[Start SOURCE EXCERPT]

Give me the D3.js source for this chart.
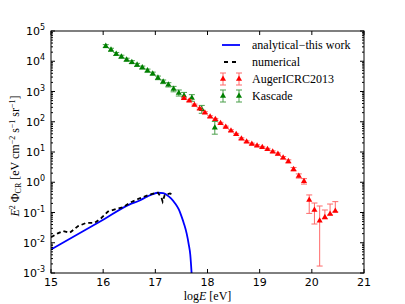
<!DOCTYPE html>
<html>
<head>
<meta charset="utf-8">
<script src="https://cdn.jsdelivr.net/npm/d3@7"></script>
<style>
    body { margin: 0; background: #fff; }
    svg text { fill: #000; }
    .tickLabel { font-family: "DejaVu Sans", sans-serif; font-size: 11px; }
    .serif { font-family: "Liberation Serif", "DejaVu Serif", serif; font-size: 12px; }
</style>
</head>
<body>
<div id="chart"></div>
<script>
// ---- data ----
// analytical (this work), log10 E and flux
const analyticalLogE = [15.0, 16.0, 16.5, 16.7, 16.85, 16.95, 17.05, 17.15, 17.22, 17.3, 17.38, 17.45, 17.5, 17.55, 17.6, 17.64, 17.67, 17.695];
const analyticalFlux = [6.0e-3, 5.75e-2, 0.182, 0.25, 0.34, 0.405, 0.45, 0.435, 0.38, 0.295, 0.20, 0.126, 0.076, 0.042, 0.0204, 0.0089, 0.004, 0.001];

// numerical
const numericalLogE = [15.0, 15.13, 15.23, 15.36, 15.52, 15.68, 15.84, 15.96, 16.09, 16.25, 16.38, 16.51, 16.7, 16.9, 17.05, 17.12, 17.14, 17.18, 17.28, 17.34];
const numericalFlux = [0.0151, 0.0204, 0.0245, 0.0214, 0.0355, 0.0457, 0.0457, 0.0646, 0.107, 0.132, 0.148, 0.211, 0.295, 0.398, 0.452, 0.295, 0.229, 0.38, 0.427, 0.38];

// Auger ICRC 2013
const augerLogE = [17.55, 17.65, 17.75, 17.85, 17.95, 18.05, 18.15, 18.25, 18.35, 18.45, 18.55, 18.65, 18.75, 18.85, 18.95,
    19.05, 19.15, 19.25, 19.35, 19.45, 19.55, 19.65, 19.75, 19.85, 19.95, 20.05, 20.15, 20.25, 20.35, 20.45];
const augerFlux = [596, 497, 358, 270, 200, 147, 120, 89.1, 67.0, 50.6, 38.5, 27.5, 21.9, 18.4, 16.2,
    14.3, 12.3, 10.2, 8.59, 6.46, 4.90, 2.68, 1.61, 1.07, 0.259, 0.121, 0.0537, 0.0692, 0.0891, 0.112];
// error half widths in dex
const augerErrUp = [0.03, 0.03, 0.03, 0.03, 0.03, 0.03, 0.03, 0.03, 0.03, 0.03, 0.03, 0.03, 0.03, 0.03, 0.03,
    0.03, 0.03, 0.03, 0.035, 0.04, 0.05, 0.06, 0.07, 0.09, 0.167, 0.231, 0.485, 0.243, 0.33, 0.31];
const augerErrDown = [0.03, 0.03, 0.03, 0.03, 0.03, 0.03, 0.03, 0.03, 0.03, 0.03, 0.03, 0.03, 0.03, 0.03, 0.03,
    0.03, 0.03, 0.03, 0.035, 0.04, 0.05, 0.06, 0.07, 0.09, 0.443, 0.463, 1.50, 0.055, 0.03, 0.03];

// Kascade
const kascadeLogE = [16.05, 16.15, 16.25, 16.35, 16.45, 16.55, 16.65, 16.75, 16.85, 16.95, 17.05, 17.15, 17.25, 17.35, 17.45, 17.55, 17.70, 17.89, 18.14];
const kascadeFlux = [31600, 24000, 17400, 14100, 11200, 9330, 7590, 6170, 4900, 3890, 2820, 2090, 1660, 1200, 891, 724, 610, 257, 63];
const kascadeErr = [0.05, 0.05, 0.05, 0.05, 0.05, 0.05, 0.05, 0.05, 0.05, 0.05, 0.06, 0.06, 0.07, 0.09, 0.1, 0.11, 0.11, 0.13, 0.21];

const xTicks = [15, 16, 17, 18, 19, 20, 21];
const yExponents = [-3, -2, -1, 0, 1, 2, 3, 4, 5];

const legendLabels = ["analytical\u2212this work", "numerical", "AugerICRC2013", "Kascade"];

// ---- chart ----
const width = 405, height = 304;
const margin = {top: 31, right: 41, bottom: 31, left: 51};
const plotW = width - margin.left - margin.right;
const plotH = height - margin.top - margin.bottom;

const svg = d3.select("#chart").append("svg")
    .attr("width", width)
    .attr("height", height)
;
const g = svg.append("g")
    .attr("transform", "translate(" + margin.left + "," + margin.top + ")")
;

const xScale = d3.scaleLinear().domain([15, 21]).range([0, plotW]);
const yScale = d3.scaleLog().domain([1e-3, 1e5]).range([plotH, 0]);

g.append("clipPath").attr("id", "clip")
    .append("rect").attr("width", plotW).attr("height", plotH);

const plot = g.append("g").attr("clip-path", "url(#clip)");

// curves
const line = d3.line()
    .x(d => xScale(d[0]))
    .y(d => yScale(d[1]))
;
plot.append("path")
    .datum(analyticalLogE.map((e, i) => [e, analyticalFlux[i]]))
    .attr("d", line.curve(d3.curveMonotoneX))
    .attr("fill", "none")
    .attr("stroke", "#0000ff")
    .attr("stroke-width", 1.8)
;
plot.append("path")
    .datum(numericalLogE.map((e, i) => [e, numericalFlux[i]]))
    .attr("d", line.curve(d3.curveLinear))
    .attr("fill", "none")
    .attr("stroke", "#000")
    .attr("stroke-width", 1.8)
    .attr("stroke-dasharray", "4,3")
;

const triangle = d3.symbol().type(d3.symbolTriangle).size(16);

function drawErrorPoints(parent, data, color, barColor){
    const pg = parent.selectAll(null)
        .data(data)
        .join("g")
        .attr("transform", d => "translate(" + xScale(d.e) + ",0)")
    ;
    pg.append("line")
        .attr("y1", d => yScale(d.f * Math.pow(10, d.up)))
        .attr("y2", d => yScale(d.f / Math.pow(10, d.down)))
        .attr("stroke", barColor).attr("stroke-width", 1)
    ;
    pg.append("line")
        .attr("x1", -3).attr("x2", 3)
        .attr("y1", d => yScale(d.f * Math.pow(10, d.up)))
        .attr("y2", d => yScale(d.f * Math.pow(10, d.up)))
        .attr("stroke", barColor).attr("stroke-width", 1)
    ;
    pg.append("line")
        .attr("x1", -3).attr("x2", 3)
        .attr("y1", d => yScale(d.f / Math.pow(10, d.down)))
        .attr("y2", d => yScale(d.f / Math.pow(10, d.down)))
        .attr("stroke", barColor).attr("stroke-width", 1)
    ;
    pg.append("path")
        .attr("d", triangle)
        .attr("transform", d => "translate(0," + yScale(d.f) + ")")
        .attr("fill", color)
    ;
}

drawErrorPoints(plot,
    kascadeLogE.map((e, i) => ({e: e, f: kascadeFlux[i], up: kascadeErr[i], down: kascadeErr[i]})),
    "#008000", "#4a9f4a");
drawErrorPoints(plot,
    augerLogE.map((e, i) => ({e: e, f: augerFlux[i], up: augerErrUp[i], down: augerErrDown[i]})),
    "#ff0000", "#ff6a6a");

// frame
g.append("rect")
    .attr("width", plotW).attr("height", plotH)
    .attr("fill", "none").attr("stroke", "#000").attr("stroke-width", 1)
;

// x ticks (inward, bottom and top)
const xt = g.append("g");
xTicks.forEach(t => {
    const x = xScale(t);
    xt.append("line").attr("x1", x).attr("x2", x).attr("y1", plotH).attr("y2", plotH - 4).attr("stroke", "#000");
    xt.append("line").attr("x1", x).attr("x2", x).attr("y1", 0).attr("y2", 4).attr("stroke", "#000");
    xt.append("text").attr("class", "tickLabel")
        .attr("x", x).attr("y", plotH + 13)
        .attr("text-anchor", "middle")
        .text(t)
    ;
});

// y ticks with log minors
const yt = g.append("g");
yExponents.forEach(p => {
    const y = yScale(Math.pow(10, p));
    yt.append("line").attr("x1", 0).attr("x2", 4).attr("y1", y).attr("y2", y).attr("stroke", "#000");
    yt.append("line").attr("x1", plotW).attr("x2", plotW - 4).attr("y1", y).attr("y2", y).attr("stroke", "#000");
    const lab = yt.append("text").attr("class", "tickLabel")
        .attr("x", -6).attr("y", y + 4)
        .attr("text-anchor", "end")
    ;
    lab.append("tspan").text("10");
    lab.append("tspan").attr("dy", -5).attr("font-size", "8px").text(p < 0 ? "-" + (-p) : p);
    if (p < 5) {
        for (let m = 2; m < 10; m++) {
            const ym = yScale(m * Math.pow(10, p));
            yt.append("line").attr("x1", 0).attr("x2", 2).attr("y1", ym).attr("y2", ym).attr("stroke", "#000");
            yt.append("line").attr("x1", plotW).attr("x2", plotW - 2).attr("y1", ym).attr("y2", ym).attr("stroke", "#000");
        }
    }
});

// axis labels
const xl = svg.append("text").attr("class", "serif")
    .attr("x", margin.left + plotW / 2).attr("y", 300)
    .attr("text-anchor", "middle")
;
xl.append("tspan").text("log");
xl.append("tspan").attr("font-style", "italic").text("E");
xl.append("tspan").text(" [eV]");

const yl = svg.append("text").attr("class", "serif")
    .attr("transform", "translate(19," + (margin.top + plotH / 2 + 4) + ") rotate(-90)")
    .attr("text-anchor", "middle")
;
yl.append("tspan").attr("font-style", "italic").text("E");
yl.append("tspan").attr("dy", -4).attr("font-size", "8px").text("2");
yl.append("tspan").attr("dy", 4).text(" \u03A6");
yl.append("tspan").attr("dy", 2).attr("font-size", "8px").text("CR");
yl.append("tspan").attr("dy", -2).text(" [eV cm");
yl.append("tspan").attr("dy", -4).attr("font-size", "8px").text("\u22122");
yl.append("tspan").attr("dy", 4).text(" s");
yl.append("tspan").attr("dy", -4).attr("font-size", "8px").text("\u22121");
yl.append("tspan").attr("dy", 4).text(" sr");
yl.append("tspan").attr("dy", -4).attr("font-size", "8px").text("\u22121");
yl.append("tspan").attr("dy", 4).text("]");

// legend
const leg = svg.append("g").attr("transform", "translate(222,0)");
const rowY = [45, 62, 79, 96];
leg.append("line").attr("x1", 0).attr("x2", 18).attr("y1", rowY[0]).attr("y2", rowY[0])
    .attr("stroke", "#0000ff").attr("stroke-width", 1.8);
leg.append("line").attr("x1", 2).attr("x2", 16).attr("y1", rowY[1]).attr("y2", rowY[1])
    .attr("stroke", "#000").attr("stroke-width", 1.8).attr("stroke-dasharray", "4,4");
[[rowY[2], "#ff0000", "#ff6a6a"], [rowY[3], "#008000", "#4a9f4a"]].forEach(r => {
    [1, 17].forEach(x0 => {
        const mg = leg.append("g").attr("transform", "translate(" + x0 + "," + r[0] + ")");
        mg.append("line").attr("y1", -6).attr("y2", 6).attr("stroke", r[2]);
        mg.append("line").attr("x1", -3).attr("x2", 3).attr("y1", -6).attr("y2", -6).attr("stroke", r[2]);
        mg.append("line").attr("x1", -3).attr("x2", 3).attr("y1", 6).attr("y2", 6).attr("stroke", r[2]);
        mg.append("path").attr("d", triangle).attr("fill", r[1]);
    });
});
legendLabels.forEach((t, i) => {
    leg.append("text").attr("class", "serif")
        .attr("x", 30).attr("y", rowY[i] + 4)
        .text(t)
    ;
});
</script>
</body>
</html>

[End SOURCE EXCERPT]

GOAL:
Emit the lines of the material exactly, from its first line to the line containing "0.38, 0.427, 0.38];", inclusive; leave every picture out.

PROBLEM SOLUTION:
Give me the D3.js source for this chart.
<!DOCTYPE html>
<html>
<head>
<meta charset="utf-8">
<script src="https://cdn.jsdelivr.net/npm/d3@7"></script>
<style>
    body { margin: 0; background: #fff; }
    svg text { fill: #000; }
    .tickLabel { font-family: "DejaVu Sans", sans-serif; font-size: 11px; }
    .serif { font-family: "Liberation Serif", "DejaVu Serif", serif; font-size: 12px; }
</style>
</head>
<body>
<div id="chart"></div>
<script>
// ---- data ----
// analytical (this work), log10 E and flux
const analyticalLogE = [15.0, 16.0, 16.5, 16.7, 16.85, 16.95, 17.05, 17.15, 17.22, 17.3, 17.38, 17.45, 17.5, 17.55, 17.6, 17.64, 17.67, 17.695];
const analyticalFlux = [6.0e-3, 5.75e-2, 0.182, 0.25, 0.34, 0.405, 0.45, 0.435, 0.38, 0.295, 0.20, 0.126, 0.076, 0.042, 0.0204, 0.0089, 0.004, 0.001];

// numerical
const numericalLogE = [15.0, 15.13, 15.23, 15.36, 15.52, 15.68, 15.84, 15.96, 16.09, 16.25, 16.38, 16.51, 16.7, 16.9, 17.05, 17.12, 17.14, 17.18, 17.28, 17.34];
const numericalFlux = [0.0151, 0.0204, 0.0245, 0.0214, 0.0355, 0.0457, 0.0457, 0.0646, 0.107, 0.132, 0.148, 0.211, 0.295, 0.398, 0.452, 0.295, 0.229, 0.38, 0.427, 0.38];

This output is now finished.